The history of slavery is the history of the United States. It was not peripheral to our founding; it was central to it. It is not irrelevant to our contemporary society; it created it. This history is in our soil, it is in our policies, and it must, too, be in our memories.
– Clint Smith
In the summer between my junior and senior years of high school, our family of 6 (+ Grandma, as far as Kansas) took a 6-week cross country trip, beginning in Oregon. It was a fantastic opportunity to see many places I’ve not had reason to return to in these nearly 35 years since, and I’m grateful to have those long ago experiences stored in my memory bank.
I don’t remember if we went inside the mansion at Thomas Jefferson’s Monticello, but I can still feel the heat and humidity of that day as we walked across the vast, sweeping lawns, through the gardens, and looked out across the green, hilly landscape beyond. I knew Jefferson from history lessons as the man who penned into the Declaration of Independence: We hold these truths to be self-evident, that all men are created equal….. and as we took in the grandeur, and marveled at the ingenuity of the gorgeous Jefferson property, I don’t recall any awareness of the enslaved people who worked to create the place.
For the content of his excellent book, How the Word is Passed, Clint Smith visits a variety of historical sites across the country (as well as Gorée Island, Senegal), taking the tours and visiting with people – tour guides, tourists, historians – and along this way he notes the different ways the story of slavery in our country gets told in these places. He begins with a chapter on Monticello, and I read with interest about the work that is being done there to present a more complete picture of the man who wrote so notably about freedom, but lived on the backs of his slaves.
Near the end of the chapter, Smith says:
“To get to Jefferson’s grave you walk for about a third of a mile along a winding uphill path….In the Monticello graveyard, Jefferson is buried alongside his descendants…..The grave site – its iron gates, majestic tombstones, and gold ornamation – stands in stark contrast to the grave site farther down the hill, where over forty of Tomas Jefferson’s enslaved workers are buried. That space is enclosed by wooden fencing that has weathered over time……While the Jefferson cemetery is filled with tombstones heralding the names of roughly two hundred of Jefferson’s descendants and their spouses, the burial ground of the enslaved has no ornamentation or personal designation. There are a few scattered headstones, though no visible names or inscriptions. The trees around the graves hold court for a congregation of unmarked ruins. No one knows the names of the people buried here.”

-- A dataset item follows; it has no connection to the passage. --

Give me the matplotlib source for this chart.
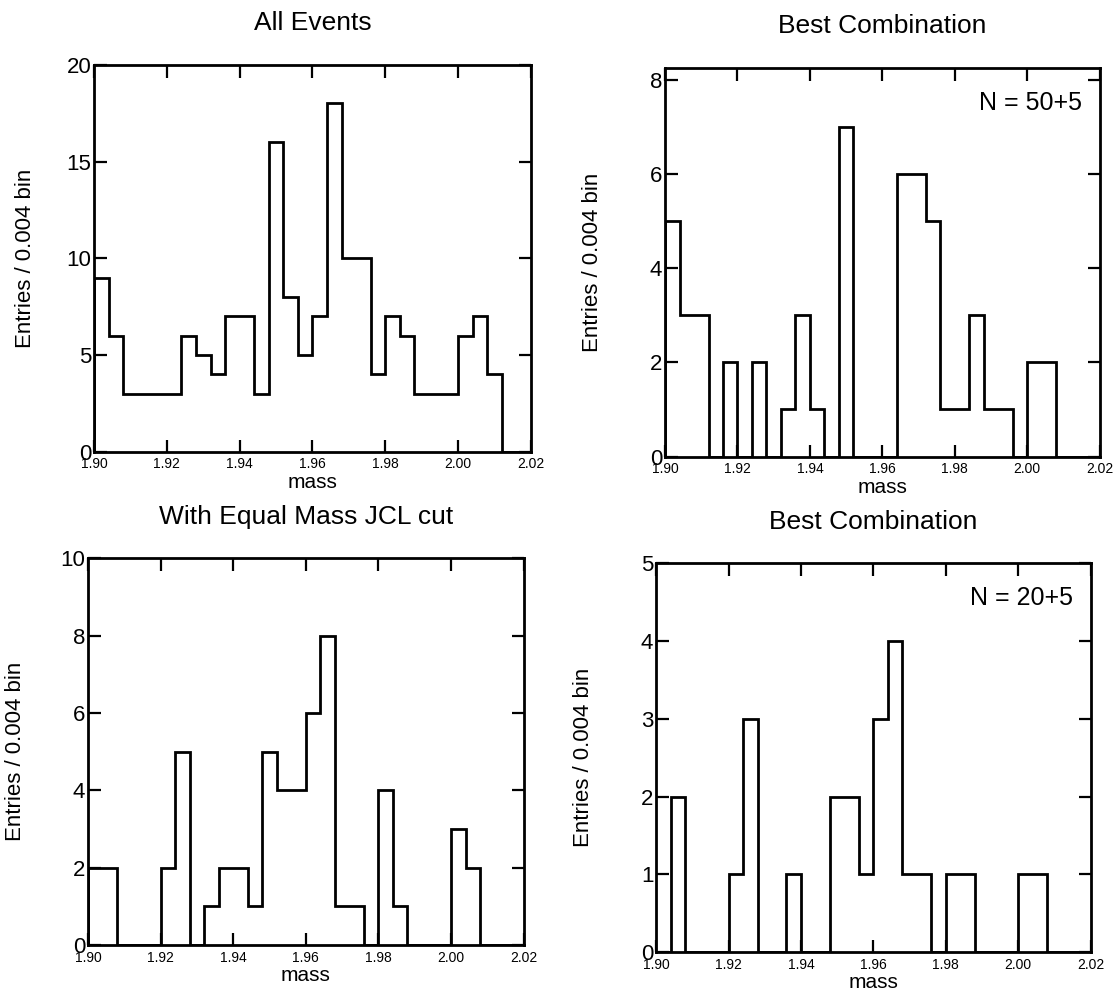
"""Mass histograms: all events, best combination, equal mass JCL cut."""

import numpy as np
import matplotlib
matplotlib.use('Agg')
import matplotlib.pyplot as plt

plt.rcParams['font.family'] = ['Liberation Sans', 'DejaVu Sans']

# 30 bins of 0.004 from 1.90 to 2.02
bin_lo, bin_hi, bin_w = 1.90, 2.02, 0.004

all_events = [9, 6, 3, 3, 3, 3, 6, 5, 4, 7, 7, 3, 16, 8, 5, 7, 18, 10, 10, 4,
              7, 6, 3, 3, 3, 6, 7, 4, 0, 0]
best_50 = [5, 3, 3, 0, 2, 0, 2, 0, 1, 3, 1, 0, 7, 0, 0, 0, 6, 6, 5, 1,
           1, 3, 1, 1, 0, 2, 2, 0, 0, 0]
jcl_cut = [2, 2, 0, 0, 0, 2, 5, 0, 1, 2, 2, 1, 5, 4, 4, 6, 8, 1, 1, 0,
           4, 1, 0, 0, 0, 3, 2, 0, 0, 0]
best_20 = [0, 2, 0, 0, 0, 1, 3, 0, 0, 1, 0, 0, 2, 2, 1, 3, 4, 1, 1, 0,
           1, 1, 0, 0, 0, 1, 1, 0, 0, 0]

x_ticks = [1.90, 1.92, 1.94, 1.96, 1.98, 2.00, 2.02]

panels = [
    # counts, title, ymax, ystep, note, axes rect, ylabel x
    (all_events, 'All Events', 20, 5, None,
     [0.0845, 0.547, 0.392, 0.388], -0.134),
    (best_50, 'Best Combination', 8.25, 2, 'N = 50+5',
     [0.597, 0.542, 0.390, 0.390], -0.143),
    (jcl_cut, 'With Equal Mass JCL cut', 10, 2, None,
     [0.079, 0.052, 0.391, 0.388], -0.142),
    (best_20, 'Best Combination', 5, 1, 'N = 20+5',
     [0.589, 0.045, 0.390, 0.390], -0.143),
]


def main():
    fig = plt.figure(figsize=(11.14, 9.97), dpi=100)
    edges = np.arange(len(all_events) + 1) * bin_w + bin_lo

    for counts, title, ymax, ystep, note, rect, ylab_x in panels:
        ax = fig.add_axes(rect)
        ax.stairs(counts, edges, baseline=0, color='black', linewidth=2.0)
        ax.set_xlim(bin_lo, bin_hi)
        ax.set_ylim(0, ymax)
        ax.set_xticks(x_ticks)
        ax.set_xticklabels(['%.2f' % t for t in x_ticks], fontsize=10)
        ax.set_yticks(np.arange(0, ymax + 0.01, ystep))
        ax.yaxis.set_major_formatter(plt.FormatStrFormatter('%d'))
        ax.tick_params(axis='y', labelsize=16, pad=2)
        ax.tick_params(direction='in', length=9, width=1.6,
                       top=True, right=True, color='black')
        ax.tick_params(axis='x', pad=4)
        for sp in ax.spines.values():
            sp.set_linewidth(2.0)
        ax.set_title(title, fontsize=19, pad=25)
        ax.set_xlabel('mass', fontsize=15, labelpad=1)
        ax.set_ylabel('Entries / 0.004 bin', fontsize=16)
        ax.yaxis.set_label_coords(ylab_x, 0.5)
        if note:
            ax.text(0.84, 0.91, note, transform=ax.transAxes,
                    fontsize=18, ha='center', va='center')

    fig.savefig('out.png', dpi=100)


if __name__ == '__main__':
    main()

As I read this, I remembered the stop my boys and I made at the Carnton House in Franklin, TN, a couple years ago – and the McGavock Confederate Cemetery there. I was impressed by the scene, similar to what Smith describes of Monticello, and took a couple pictures –
The story of a place is told quite differently, depending on where you stand. And how do we come to know the stories that are not specifically ours, but part of our collective history, and thereby, ours indeed?
In the Monticello chapter Smith says, Although Monticello has been open to the public since the Thomas Jefferson Memorial Foundation purchased the property in 1923, the plantation’s public wrestling with Jefferson’s relationship to slavery began in 1993, (just a few years after I was there) as part of the foundation’s Getting Word oral history project, in which the foundation interviewed the descendants of enslaved people from Monticello in an effort to preserve those histories…..The stories that arose from Getting Word became part of the tours Monticello created based on the lives of the enslaved population there. “This is how the word is passed down,” remarked one of the descendants in an interview for the project.
Begging the question: How will we listen?
Clint Smith is a poet and an educator. How the Word is Passed is accessible and interesting and important reading.